Heading: Confidential Informants

Text: Defendants, pointing to a sealed portion of the affidavit that indicated the existence of a confidential informant, fault the affidavit for failing to explain why the investigation could not proceed through that informant. Yet defendants fail to explain how the informant could even have identified the user of Target Telephone # 1, whose identity and location were unknown, without raising suspicion. As the affidavit explained, members of the organization could be alarmed by an informant simply approaching one of them and could become concerned that the organization was under investigations. More generally, the affidavit recited that large-scale narcotics organization are compartmentalized in order to protect the organization and that confidential informants therefore would not be successful in identifying the full nature and scope of the organization. ( U.S. v.
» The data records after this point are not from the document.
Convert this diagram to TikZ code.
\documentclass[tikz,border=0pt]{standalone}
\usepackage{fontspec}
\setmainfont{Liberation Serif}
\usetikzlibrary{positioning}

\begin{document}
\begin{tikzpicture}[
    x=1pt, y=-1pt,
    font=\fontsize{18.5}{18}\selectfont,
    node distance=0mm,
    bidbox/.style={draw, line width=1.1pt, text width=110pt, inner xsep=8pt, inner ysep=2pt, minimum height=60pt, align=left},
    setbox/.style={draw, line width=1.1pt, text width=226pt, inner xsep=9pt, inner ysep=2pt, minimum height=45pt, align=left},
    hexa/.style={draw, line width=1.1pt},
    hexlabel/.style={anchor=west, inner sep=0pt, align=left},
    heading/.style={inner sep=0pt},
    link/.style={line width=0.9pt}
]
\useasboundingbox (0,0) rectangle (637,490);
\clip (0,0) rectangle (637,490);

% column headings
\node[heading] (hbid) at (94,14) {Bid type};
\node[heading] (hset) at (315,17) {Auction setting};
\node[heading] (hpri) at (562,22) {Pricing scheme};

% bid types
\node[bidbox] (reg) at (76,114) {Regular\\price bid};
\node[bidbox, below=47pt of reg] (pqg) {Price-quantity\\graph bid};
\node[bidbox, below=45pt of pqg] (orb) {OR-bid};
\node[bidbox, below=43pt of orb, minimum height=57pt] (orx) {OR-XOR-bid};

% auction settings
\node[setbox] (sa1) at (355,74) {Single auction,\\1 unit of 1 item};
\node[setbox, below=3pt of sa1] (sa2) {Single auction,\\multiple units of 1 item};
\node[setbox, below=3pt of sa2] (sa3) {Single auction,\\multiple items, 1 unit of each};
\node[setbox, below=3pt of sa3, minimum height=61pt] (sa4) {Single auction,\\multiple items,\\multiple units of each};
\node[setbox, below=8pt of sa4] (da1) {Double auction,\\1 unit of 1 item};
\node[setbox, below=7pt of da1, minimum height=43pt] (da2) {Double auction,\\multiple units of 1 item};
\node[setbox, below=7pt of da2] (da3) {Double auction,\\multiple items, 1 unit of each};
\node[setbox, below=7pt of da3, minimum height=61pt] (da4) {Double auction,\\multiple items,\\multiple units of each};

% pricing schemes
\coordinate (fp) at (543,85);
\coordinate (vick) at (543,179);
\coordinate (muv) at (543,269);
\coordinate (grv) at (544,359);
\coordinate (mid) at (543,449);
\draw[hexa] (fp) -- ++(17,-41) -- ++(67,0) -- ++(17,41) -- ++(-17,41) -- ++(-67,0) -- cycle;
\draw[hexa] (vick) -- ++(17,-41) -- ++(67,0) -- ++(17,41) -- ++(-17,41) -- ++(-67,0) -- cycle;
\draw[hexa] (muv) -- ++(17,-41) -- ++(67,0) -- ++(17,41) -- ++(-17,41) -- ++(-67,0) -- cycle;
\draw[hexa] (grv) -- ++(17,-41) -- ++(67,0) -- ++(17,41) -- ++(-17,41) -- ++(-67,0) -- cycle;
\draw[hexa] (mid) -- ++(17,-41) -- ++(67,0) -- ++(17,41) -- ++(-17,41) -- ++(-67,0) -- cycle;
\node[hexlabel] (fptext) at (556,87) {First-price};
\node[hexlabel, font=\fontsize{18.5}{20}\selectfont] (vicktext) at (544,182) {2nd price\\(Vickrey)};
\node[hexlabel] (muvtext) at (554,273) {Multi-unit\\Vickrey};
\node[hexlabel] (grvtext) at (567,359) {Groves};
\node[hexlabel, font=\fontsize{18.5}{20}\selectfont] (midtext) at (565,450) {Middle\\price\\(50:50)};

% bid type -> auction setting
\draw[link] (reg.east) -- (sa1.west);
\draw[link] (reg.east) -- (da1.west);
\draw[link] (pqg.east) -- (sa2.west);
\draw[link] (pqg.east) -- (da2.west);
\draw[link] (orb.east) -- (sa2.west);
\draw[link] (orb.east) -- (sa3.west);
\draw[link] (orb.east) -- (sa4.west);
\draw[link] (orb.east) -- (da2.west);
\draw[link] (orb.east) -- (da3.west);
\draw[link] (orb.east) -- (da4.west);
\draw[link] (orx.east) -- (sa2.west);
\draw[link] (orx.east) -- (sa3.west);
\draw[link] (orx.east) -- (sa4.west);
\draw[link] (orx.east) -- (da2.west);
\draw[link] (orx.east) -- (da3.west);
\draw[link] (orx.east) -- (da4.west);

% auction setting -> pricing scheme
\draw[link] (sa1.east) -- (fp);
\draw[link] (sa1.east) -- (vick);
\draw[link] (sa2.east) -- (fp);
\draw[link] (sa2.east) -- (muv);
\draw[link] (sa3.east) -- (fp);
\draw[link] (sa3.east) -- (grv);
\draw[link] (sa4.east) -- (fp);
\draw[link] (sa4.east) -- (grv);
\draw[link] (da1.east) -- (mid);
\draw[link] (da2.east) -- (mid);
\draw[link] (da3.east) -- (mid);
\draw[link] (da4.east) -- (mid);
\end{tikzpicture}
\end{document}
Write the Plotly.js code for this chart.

Canales Gomez, supra, 358 F.3d at p. 1226.) Under these circumstances, the government could reasonably have concluded that attempting to connect the informant to this part of the organization would have aroused the suspicions of other participants, thus endangering both its informant and the investigation, without providing sufficient information to achieve its goals. ( U.S. v. Carter (D.C.Cir.2006) 449 F.3d 1287, 1294; U.S. v. Guerra-Marez (5th Cir.1991) 928 F.2d 665, 671.)